英语单词讲解 unit 40
Robert Gilpin (born in 1930) is a scholar of international political economy and the professor emeritus of Politics and International Affairs at the Woodrow Wilson School of Public and International Affairs at Princeton University. He holds the Eisenhower professorship. Gilpin specializes in political economy and international relations, especially the effect of multinational corporations on state autonomy. Gilpin received his B.A. from the University of Vermont in 1952 and his M.S. from Cornell University in 1954. Following three years as an officer in the U.S. Navy, Gilpin completed his Ph.D. at the University of California, Berkeley, earning his doctorate in 1960. He joined the Princeton faculty in 1962 and earned tenure in 1967. He was a faculty associate of the Center of International Studies, and the Liechtenstein Institute on Self-Determination. Gilpin was a Guggenheim fellow in 1969, a Rockefeller fellow from 1967–68 and again from 1976–1977, and is a fellow of the American Academy of Arts and Sciences. He is a member of the American Political Science Association, for which he served as vice president from 1984–1985, and is a member of the Council on Foreign Relations.
2.E. H. Carr
Edward Hallett "Ted" Carr CBE (28 June 1892 – 3 November 1982) was an English historian, diplomat, journalist and international relations theorist, and an opponent of empiricism within historiography.

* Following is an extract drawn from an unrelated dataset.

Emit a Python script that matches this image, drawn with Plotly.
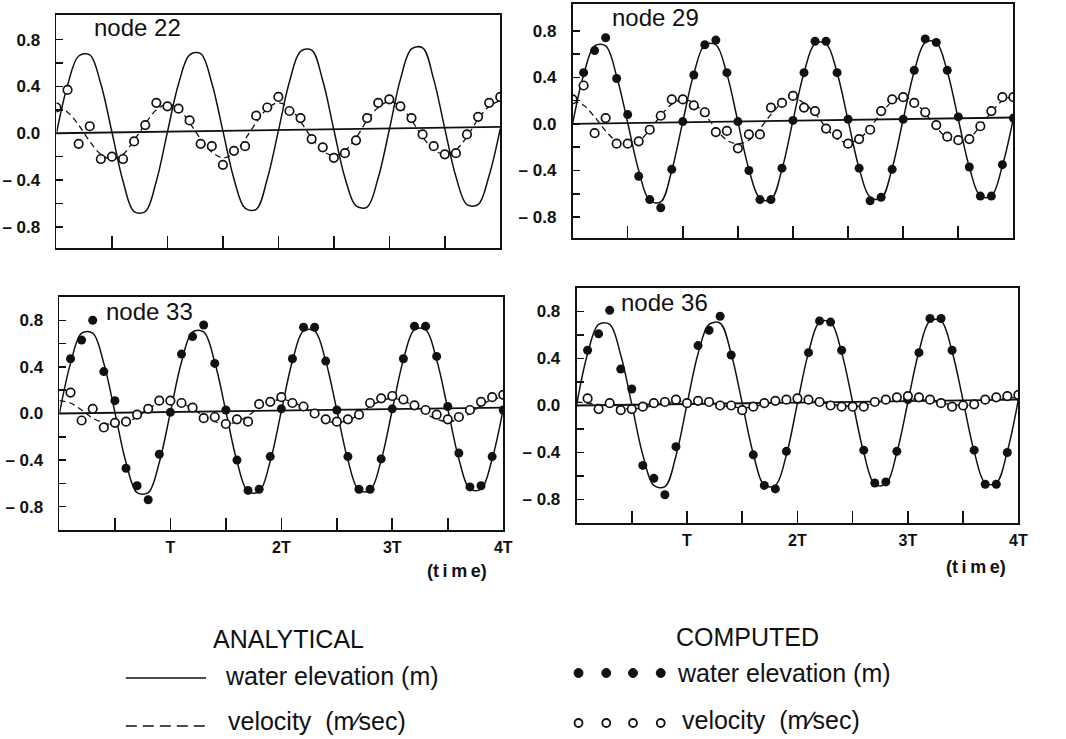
import plotly.graph_objects as go

# ---------------- data ----------------
# time in units of the tidal period T, computed values every 0.1 T
time_T = [round(0.1 * k, 1) for k in range(41)]
baseline_t = [0.0, 4.0]

# node 22
baseline_22 = [0.0, 0.055]
ana_elev_22 = [0.00, 0.41, 0.66, 0.67, 0.42, 0.01, -0.41, -0.67, -0.67, -0.41, 0.01,
               0.42, 0.67, 0.68, 0.43, 0.02, -0.39, -0.64, -0.65, -0.39, 0.02,
               0.44, 0.70, 0.71, 0.45, 0.03, -0.38, -0.62, -0.63, -0.38, 0.03,
               0.46, 0.72, 0.73, 0.46, 0.04, -0.37, -0.61, -0.61, -0.36, 0.04]
ana_vel_22 = [0.22, 0.18, 0.07, -0.07, -0.18, -0.22, -0.18, -0.06, 0.08, 0.20, 0.25,
              0.21, 0.09, -0.05, -0.16, -0.21, -0.17, -0.05, 0.09, 0.21, 0.26,
              0.22, 0.10, -0.04, -0.15, -0.19, -0.15, -0.04, 0.11, 0.22, 0.27,
              0.23, 0.11, -0.03, -0.14, -0.18, -0.14, -0.03, 0.12, 0.23, 0.28]
vel_comp_22 = [0.22, 0.37, -0.09, 0.06, -0.22, -0.20, -0.22, -0.07, 0.07, 0.26, 0.23,
               0.21, 0.11, -0.09, -0.11, -0.27, -0.15, -0.11, 0.15, 0.22, 0.31,
               0.19, 0.13, -0.05, -0.12, -0.21, -0.17, -0.06, 0.13, 0.26, 0.29,
               0.23, 0.13, -0.01, -0.11, -0.18, -0.17, -0.01, 0.14, 0.26, 0.31]

# node 29
baseline_29 = [0.0, 0.055]
ana_elev_29 = [0.00, 0.42, 0.67, 0.67, 0.41, 0.01, -0.40, -0.66, -0.67, -0.40, 0.02,
               0.43, 0.68, 0.68, 0.43, 0.02, -0.39, -0.64, -0.65, -0.39, 0.03,
               0.44, 0.69, 0.69, 0.44, 0.03, -0.38, -0.63, -0.64, -0.38, 0.04,
               0.45, 0.70, 0.70, 0.45, 0.04, -0.37, -0.62, -0.62, -0.36, 0.05]
ana_vel_29 = [0.20, 0.16, 0.06, -0.06, -0.15, -0.18, -0.15, -0.05, 0.07, 0.17, 0.21,
              0.18, 0.08, -0.04, -0.14, -0.17, -0.14, -0.04, 0.08, 0.18, 0.22,
              0.18, 0.09, -0.03, -0.13, -0.16, -0.13, -0.03, 0.09, 0.19, 0.23,
              0.19, 0.09, -0.03, -0.12, -0.15, -0.12, -0.02, 0.10, 0.20, 0.24]
elev_comp_29 = [None, 0.44, 0.63, 0.74, 0.39, 0.08, -0.45, -0.65, -0.72, -0.39, 0.02,
                0.42, 0.68, 0.72, 0.44, 0.02, -0.40, -0.65, -0.65, -0.38, 0.03,
                0.44, 0.71, 0.71, 0.44, 0.04, -0.38, -0.66, -0.63, -0.39, 0.04,
                0.46, 0.73, 0.70, 0.46, 0.06, -0.37, -0.62, -0.62, -0.35, 0.05]
vel_comp_29 = [0.21, 0.33, -0.08, 0.05, -0.17, -0.17, -0.15, -0.05, 0.07, 0.21, 0.21,
               0.16, 0.10, -0.07, -0.06, -0.21, -0.09, -0.09, 0.14, 0.18, 0.24,
               0.14, 0.11, -0.04, -0.09, -0.17, -0.13, -0.05, 0.11, 0.21, 0.23,
               0.18, 0.10, -0.01, -0.11, -0.14, -0.13, -0.02, 0.11, 0.23, 0.23]

# node 33
baseline_33 = [0.0, 0.05]
ana_elev_33 = [0.00, 0.43, 0.69, 0.69, 0.43, 0.01, -0.42, -0.68, -0.68, -0.42, 0.01,
               0.44, 0.70, 0.70, 0.44, 0.02, -0.41, -0.67, -0.67, -0.41, 0.02,
               0.45, 0.71, 0.71, 0.45, 0.03, -0.40, -0.66, -0.66, -0.40, 0.03,
               0.46, 0.72, 0.72, 0.46, 0.04, -0.39, -0.65, -0.65, -0.39, 0.04]
ana_vel_33 = [0.11, 0.09, 0.03, -0.04, -0.08, -0.10, -0.08, -0.03, 0.04, 0.09, 0.11,
              0.09, 0.04, -0.02, -0.07, -0.09, -0.07, -0.02, 0.05, 0.10, 0.12,
              0.10, 0.05, -0.01, -0.06, -0.08, -0.06, -0.01, 0.06, 0.11, 0.13,
              0.11, 0.06, 0.00, -0.05, -0.07, -0.05, 0.00, 0.07, 0.12, 0.14]
elev_comp_33 = [None, 0.47, 0.63, 0.80, 0.36, 0.11, -0.47, -0.62, -0.74, -0.35, 0.01,
                0.51, 0.66, 0.76, 0.43, 0.03, -0.40, -0.66, -0.65, -0.37, 0.04,
                0.47, 0.74, 0.74, 0.45, 0.03, -0.37, -0.65, -0.65, -0.39, 0.04,
                0.47, 0.75, 0.75, 0.49, 0.06, -0.34, -0.63, -0.62, -0.37, 0.03]
vel_comp_33 = [None, 0.18, -0.06, 0.04, -0.12, -0.08, -0.07, -0.01, 0.04, 0.11, 0.11,
               0.09, 0.05, -0.04, -0.03, -0.09, -0.05, -0.07, 0.08, 0.10, 0.14,
               0.09, 0.06, 0.00, -0.05, -0.07, -0.05, -0.01, 0.09, 0.13, 0.15,
               0.12, 0.07, 0.03, -0.01, -0.05, -0.03, 0.03, 0.10, 0.14, 0.16]

# node 36
baseline_36 = [0.0, 0.05]
ana_elev_36 = [0.00, 0.44, 0.69, 0.69, 0.43, 0.01, -0.42, -0.68, -0.69, -0.43, 0.01,
               0.44, 0.69, 0.70, 0.44, 0.02, -0.41, -0.68, -0.68, -0.42, 0.02,
               0.45, 0.71, 0.71, 0.45, 0.03, -0.40, -0.67, -0.67, -0.40, 0.03,
               0.46, 0.72, 0.72, 0.46, 0.04, -0.39, -0.66, -0.66, -0.39, 0.05]
ana_vel_36 = [0.03, 0.02, 0.01, -0.01, -0.02, -0.03, -0.02, 0.00, 0.02, 0.03, 0.04,
              0.03, 0.02, 0.00, -0.01, -0.02, -0.01, 0.01, 0.03, 0.04, 0.05,
              0.04, 0.03, 0.01, 0.00, -0.01, 0.00, 0.02, 0.04, 0.05, 0.06,
              0.05, 0.04, 0.02, 0.01, 0.00, 0.01, 0.03, 0.05, 0.06, 0.07]
elev_comp_36 = [None, 0.47, 0.61, 0.81, 0.31, 0.14, -0.51, -0.62, -0.76, -0.35, 0.02,
                0.51, 0.64, 0.76, 0.43, -0.04, -0.42, -0.68, -0.71, -0.39, 0.05,
                0.45, 0.72, 0.71, 0.47, 0.00, -0.38, -0.66, -0.65, -0.39, 0.05,
                0.45, 0.74, 0.74, 0.47, 0.00, -0.38, -0.67, -0.67, -0.40, 0.09]
vel_comp_36 = [None, 0.06, -0.03, 0.02, -0.04, -0.03, -0.01, 0.02, 0.03, 0.05, 0.02,
               0.04, 0.03, 0.00, 0.00, -0.04, -0.01, 0.02, 0.04, 0.05, 0.06,
               0.05, 0.03, 0.00, -0.01, -0.01, -0.01, 0.03, 0.05, 0.07, 0.08,
               0.07, 0.05, 0.02, -0.01, 0.00, 0.01, 0.05, 0.07, 0.08, 0.09]

x_tick_vals = [0.5, 1.0, 1.5, 2.0, 2.5, 3.0, 3.5, 4.0]
x_tick_text = ["", "T", "", "2T", "", "3T", "", "4T"]
y_tick_vals = [-0.8, -0.6, -0.4, -0.2, 0.0, 0.2, 0.4, 0.6, 0.8]
y_tick_text = ["\u2013 0.8", "", "\u2013 0.4", "", "0.0", "", "0.4", "", "0.8"]

panels = [
    dict(name="node 22", ax="", base=baseline_22, ae=ana_elev_22, av=ana_vel_22,
         ce=None, cv=vel_comp_22),
    dict(name="node 29", ax="2", base=baseline_29, ae=ana_elev_29, av=ana_vel_29,
         ce=elev_comp_29, cv=vel_comp_29),
    dict(name="node 33", ax="3", base=baseline_33, ae=ana_elev_33, av=ana_vel_33,
         ce=elev_comp_33, cv=vel_comp_33),
    dict(name="node 36", ax="4", base=baseline_36, ae=ana_elev_36, av=ana_vel_36,
         ce=elev_comp_36, cv=vel_comp_36),
]

W, H = 1066, 739
# panel boxes in pixels: left, right, top, bottom ; y range
boxes = [
    (57, 505, 15, 248, [-0.98, 1.01]),
    (578, 1023, 4, 238, [-0.98, 1.03]),
    (60, 508, 297, 530, [-1.0, 1.0]),
    (582, 1028, 288, 523, [-1.0, 1.0]),
]

INK = "#111111"
FONT = "Liberation Sans, Arial, sans-serif"
fig = go.Figure()

for p in panels:
    xa = "x" + p["ax"]
    ya = "y" + p["ax"]
    fig.add_trace(go.Scatter(x=baseline_t, y=p["base"], mode="lines",
                             line=dict(color=INK, width=1.8), xaxis=xa, yaxis=ya,
                             hoverinfo="skip"))
    fig.add_trace(go.Scatter(x=time_T, y=p["ae"], mode="lines",
                             line=dict(color=INK, width=1.5, shape="spline", smoothing=1.0),
                             xaxis=xa, yaxis=ya, name="analytical water elevation"))
    fig.add_trace(go.Scatter(x=time_T, y=p["av"], mode="lines",
                             line=dict(color=INK, width=1.3, dash="6px,4px",
                                       shape="spline", smoothing=1.0),
                             xaxis=xa, yaxis=ya, name="analytical velocity"))
    if p["ce"] is not None:
        fig.add_trace(go.Scatter(x=time_T, y=p["ce"], mode="markers",
                                 marker=dict(color=INK, size=9, line=dict(width=0)),
                                 xaxis=xa, yaxis=ya, name="computed water elevation"))
    fig.add_trace(go.Scatter(x=time_T, y=p["cv"], mode="markers",
                             marker=dict(color="white", size=8.5,
                                         line=dict(color=INK, width=1.7)),
                             xaxis=xa, yaxis=ya, name="computed velocity"))

layout = dict(
    width=W, height=H, margin=dict(l=0, r=0, t=0, b=0),
    paper_bgcolor="white", plot_bgcolor="white", showlegend=False,
    font=dict(family=FONT, color=INK),
)

ytick_font = dict(family=FONT, size=17, color=INK, weight="bold")
xtick_font = dict(family=FONT, size=16, color=INK, weight="bold")
for i, (l, r, t, b, yr) in enumerate(boxes):
    suf = "" if i == 0 else str(i + 1)
    bottom_row = i >= 2
    layout["xaxis" + suf] = dict(
        domain=[l / W, r / W], range=[0, 4], anchor="y" + suf,
        showline=True, linecolor=INK, linewidth=1.8, mirror=True,
        showgrid=False, zeroline=False,
        ticks="inside", ticklen=12, tickwidth=1.6, tickcolor=INK,
        tickvals=x_tick_vals,
        ticktext=x_tick_text if bottom_row else [""] * len(x_tick_vals),
        tickfont=xtick_font, ticklabelstandoff=2, fixedrange=True,
    )
    layout["yaxis" + suf] = dict(
        domain=[1 - b / H, 1 - t / H], range=yr, anchor="x" + suf,
        showline=True, linecolor=INK, linewidth=1.8, mirror=True,
        showgrid=False, zeroline=False,
        ticks="inside", ticklen=7, tickwidth=1.5, tickcolor=INK,
        tickvals=y_tick_vals, ticktext=y_tick_text,
        tickfont=ytick_font, ticklabelstandoff=11, fixedrange=True,
    )

fig.update_layout(**layout)

# panel titles
title_pos = [(93, 27), (616, 18), (105, 311), (625, 302)]
for p, (tx, ty) in zip(panels, title_pos):
    fig.add_annotation(text=p["name"], x=tx / W, y=1 - ty / H, xref="paper", yref="paper",
                       xanchor="left", yanchor="middle", showarrow=False,
                       font=dict(family=FONT, size=24, color=INK))

# (time) labels
TS = "\u2009"
time_label = "(" + TS.join("time") + ")"
for (tx, ty) in [(461, 571), (985, 567)]:
    fig.add_annotation(text=time_label, x=tx / W, y=1 - ty / H, xref="paper", yref="paper",
                       xanchor="center", yanchor="middle", showarrow=False,
                       font=dict(family=FONT, size=18, color=INK, weight="bold"))

# legend block
LEG_FONT = dict(family=FONT, size=25, color=INK)
legend_texts = [
    ("ANALYTICAL", 213, 639),
    ("COMPUTED", 680, 637),
    ("water elevation (m)", 225, 676),
    ("velocity  (m\u2215sec)", 228, 721),
    ("water elevation (m)", 681, 673),
    ("velocity  (m\u2215sec)", 686, 720),
]
for txt, tx, ty in legend_texts:
    fig.add_annotation(text=txt, x=tx / W, y=1 - ty / H, xref="paper", yref="paper",
                       xanchor="left", yanchor="middle", showarrow=False, font=LEG_FONT)

# legend keys
fig.add_shape(type="line", xref="paper", yref="paper", x0=127 / W, x1=208 / W,
              y0=1 - 678 / H, y1=1 - 678 / H, line=dict(color=INK, width=1.5))
fig.add_shape(type="line", xref="paper", yref="paper", x0=127 / W, x1=212 / W,
              y0=1 - 726 / H, y1=1 - 726 / H, line=dict(color=INK, width=1.6, dash="11px,6px"))
for cx in [584, 612, 639, 667]:
    r = 4.5
    fig.add_shape(type="circle", xref="paper", yref="paper",
                  x0=(cx - r) / W, x1=(cx + r) / W, y0=1 - (673 + r) / H, y1=1 - (673 - r) / H,
                  fillcolor=INK, line=dict(color=INK, width=1))
    r2 = 4.0
    fig.add_shape(type="circle", xref="paper", yref="paper",
                  x0=(cx - r2) / W, x1=(cx + r2) / W, y0=1 - (723 + r2) / H, y1=1 - (723 - r2) / H,
                  fillcolor="white", line=dict(color=INK, width=1.8))

fig.write_html(
    "out.html",
    config={"displayModeBar": False, "staticPlot": True},
    post_script="document.body.style.margin='0';document.body.style.padding='0';"
                "document.body.style.overflow='hidden';",
)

Carr was best known for his 14-volume history of the Soviet Union, in which he provided an account of Soviet history from 1917 to 1929, for his writings on international relations, particularly The Twenty Years' Crisis, and for his book What Is History?, in which he laid out historiographical principles rejecting traditional historical methods and practices.
3.Peter J. Katzenstein
Peter Joachim Katzenstein (born February 17, 1945) is the Walter S. Carpenter, Jr. Professor of International Studies at Cornell University. Recognized by the journal Foreign Affairs as a "renowned scholar of international relations" in 2013, Katzenstein specializes in Asian (particularly Japanese) as well as European (particularly German) roles and norms in international relations. His main concentration lies in the study of culture, religion, identity, and regionalism in the interstate system, for which he is known as a proponent of constructivist thinking. He is often associated with the school of neoliberal institutionalism through his joint projects with Robert Keohane. He is also a member of the Council on Foreign Relations.